Leaving the pictures aside, transcribe every line below exactly.

• STORED DATA:
▼

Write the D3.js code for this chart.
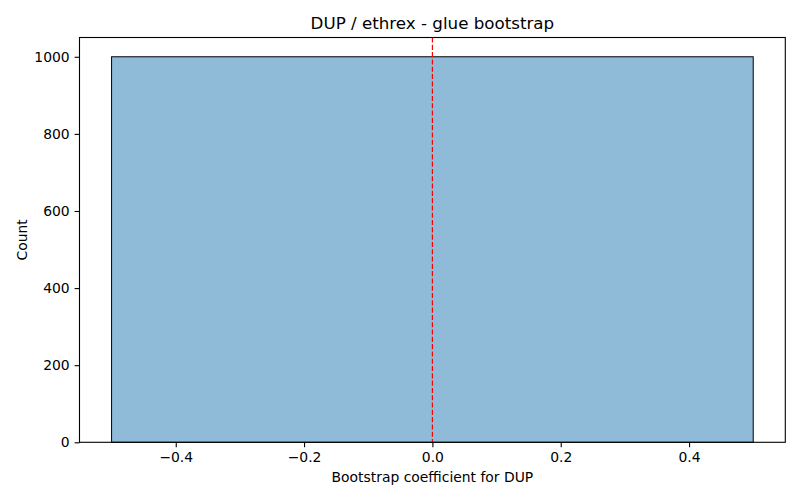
<!DOCTYPE html>
<html>
<head>
	<meta charset="utf-8">
	<title>DUP / ethrex - glue bootstrap</title>
	<style>
		body { margin: 0; background: #fff; }
		svg { display: block; font-family: 'DejaVu Sans', sans-serif; }
		.tick text { font-size: 13.9px; fill: #000; }
	</style>
</head>
<body>
	<svg width="800" height="500"></svg>
<script src="https://d3js.org/d3.v7.min.js"></script>
<script>
	// histogram bins (edges + counts)
	let binEdges = [-0.5, 0.5]
	let binCounts = [1000]
	let xTicks = [-0.4, -0.2, 0.0, 0.2, 0.4]
	let yTicks = [0, 200, 400, 600, 800, 1000]
	let refLine = [0]

	let width = 800
	let height = 500
	let margin = {top: 37.5, right: 14.7, bottom: 57.7, left: 79.5}

	let svg = d3.select('svg')

	let x = d3.scaleLinear()
		.domain([-0.55, 0.55])
		.range([margin.left, width - margin.right])

	let y = d3.scaleLinear()
		.domain([0, 1050])
		.range([height - margin.bottom, margin.top])

	let fmt = d => d3.format('.1f')(d).replace('-', '\u2212')

	// bars
	svg.append('g')
		.selectAll('rect')
		.data(binCounts)
		.join('rect')
		.attr('x', (d, i) => x(binEdges[i]))
		.attr('width', (d, i) => x(binEdges[i + 1]) - x(binEdges[i]))
		.attr('y', d => y(d))
		.attr('height', d => y(0) - y(d))
		.style('fill', '#1f77b4')
		.style('fill-opacity', 0.5)
		.style('stroke', '#000')
		.style('stroke-width', 1)

	// red dashed reference line
	svg.append('g')
		.selectAll('line')
		.data(refLine)
		.join('line')
		.attr('x1', d => x(d))
		.attr('x2', d => x(d))
		.attr('y1', margin.top)
		.attr('y2', height - margin.bottom)
		.style('stroke', 'red')
		.style('stroke-width', 1.2)
		.style('stroke-dasharray', '5.1,2.2')

	// axes
	let xAxis = d3.axisBottom(x)
		.tickValues(xTicks)
		.tickFormat(fmt)
		.tickSize(4.9)
		.tickPadding(4.9)

	let yAxis = d3.axisLeft(y)
		.tickValues(yTicks)
		.tickFormat(d3.format('d'))
		.tickSize(4.9)
		.tickPadding(4.9)

	let gx = svg.append('g')
		.attr('transform', `translate(0,${height - margin.bottom})`)
		.call(xAxis)
	let gy = svg.append('g')
		.attr('transform', `translate(${margin.left},0)`)
		.call(yAxis)

	;[gx, gy].forEach(g => {
		g.select('.domain').remove()
		g.selectAll('.tick line').style('stroke', '#000').style('stroke-width', 1.1)
		g.selectAll('.tick text').style('font-family', "'DejaVu Sans', sans-serif")
	})

	// frame
	svg.append('rect')
		.attr('x', margin.left)
		.attr('y', margin.top)
		.attr('width', width - margin.left - margin.right)
		.attr('height', height - margin.top - margin.bottom)
		.style('fill', 'none')
		.style('stroke', '#000')
		.style('stroke-width', 1.1)

	// title and labels
	svg.append('text')
		.attr('x', (margin.left + width - margin.right) / 2)
		.attr('y', margin.top - 8.3)
		.attr('text-anchor', 'middle')
		.style('font-size', '16.7px')
		.text('DUP / ethrex - glue bootstrap')

	svg.append('text')
		.attr('x', (margin.left + width - margin.right) / 2)
		.attr('y', 482)
		.attr('text-anchor', 'middle')
		.style('font-size', '13.9px')
		.text('Bootstrap coefficient for DUP')

	svg.append('text')
		.attr('transform', `translate(27,${(margin.top + height - margin.bottom) / 2}) rotate(-90)`)
		.attr('text-anchor', 'middle')
		.style('font-size', '13.9px')
		.text('Count')
</script>
</body>
</html>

▲

• PROBLEM SOLUTION:
Write the D3.js code for this chart.
<!DOCTYPE html>
<html>
<head>
	<meta charset="utf-8">
	<title>DUP / ethrex - glue bootstrap</title>
	<style>
		body { margin: 0; background: #fff; }
		svg { display: block; font-family: 'DejaVu Sans', sans-serif; }
		.tick text { font-size: 13.9px; fill: #000; }
	</style>
</head>
<body>
	<svg width="800" height="500"></svg>
<script src="https://d3js.org/d3.v7.min.js"></script>
<script>
	// histogram bins (edges + counts)
	let binEdges = [-0.5, 0.5]
	let binCounts = [1000]
	let xTicks = [-0.4, -0.2, 0.0, 0.2, 0.4]
	let yTicks = [0, 200, 400, 600, 800, 1000]
	let refLine = [0]

	let width = 800
	let height = 500
	let margin = {top: 37.5, right: 14.7, bottom: 57.7, left: 79.5}

	let svg = d3.select('svg')

	let x = d3.scaleLinear()
		.domain([-0.55, 0.55])
		.range([margin.left, width - margin.right])

	let y = d3.scaleLinear()
		.domain([0, 1050])
		.range([height - margin.bottom, margin.top])

	let fmt = d => d3.format('.1f')(d).replace('-', '\u2212')

	// bars
	svg.append('g')
		.selectAll('rect')
		.data(binCounts)
		.join('rect')
		.attr('x', (d, i) => x(binEdges[i]))
		.attr('width', (d, i) => x(binEdges[i + 1]) - x(binEdges[i]))
		.attr('y', d => y(d))
		.attr('height', d => y(0) - y(d))
		.style('fill', '#1f77b4')
		.style('fill-opacity', 0.5)
		.style('stroke', '#000')
		.style('stroke-width', 1)

	// red dashed reference line
	svg.append('g')
		.selectAll('line')
		.data(refLine)
		.join('line')
		.attr('x1', d => x(d))
		.attr('x2', d => x(d))
		.attr('y1', margin.top)
		.attr('y2', height - margin.bottom)
		.style('stroke', 'red')
		.style('stroke-width', 1.2)
		.style('stroke-dasharray', '5.1,2.2')

	// axes
	let xAxis = d3.axisBottom(x)
		.tickValues(xTicks)
		.tickFormat(fmt)
		.tickSize(4.9)
		.tickPadding(4.9)

	let yAxis = d3.axisLeft(y)
		.tickValues(yTicks)
		.tickFormat(d3.format('d'))
		.tickSize(4.9)
		.tickPadding(4.9)

	let gx = svg.append('g')
		.attr('transform', `translate(0,${height - margin.bottom})`)
		.call(xAxis)
	let gy = svg.append('g')
		.attr('transform', `translate(${margin.left},0)`)
		.call(yAxis)

	;[gx, gy].forEach(g => {
		g.select('.domain').remove()
		g.selectAll('.tick line').style('stroke', '#000').style('stroke-width', 1.1)
		g.selectAll('.tick text').style('font-family', "'DejaVu Sans', sans-serif")
	})

	// frame
	svg.append('rect')
		.attr('x', margin.left)
		.attr('y', margin.top)
		.attr('width', width - margin.left - margin.right)
		.attr('height', height - margin.top - margin.bottom)
		.style('fill', 'none')
		.style('stroke', '#000')
		.style('stroke-width', 1.1)

	// title and labels
	svg.append('text')
		.attr('x', (margin.left + width - margin.right) / 2)
		.attr('y', margin.top - 8.3)
		.attr('text-anchor', 'middle')
		.style('font-size', '16.7px')
		.text('DUP / ethrex - glue bootstrap')

	svg.append('text')
		.attr('x', (margin.left + width - margin.right) / 2)
		.attr('y', 482)
		.attr('text-anchor', 'middle')
		.style('font-size', '13.9px')
		.text('Bootstrap coefficient for DUP')

	svg.append('text')
		.attr('transform', `translate(27,${(margin.top + height - margin.bottom) / 2}) rotate(-90)`)
		.attr('text-anchor', 'middle')
		.style('font-size', '13.9px')
		.text('Count')
</script>
</body>
</html>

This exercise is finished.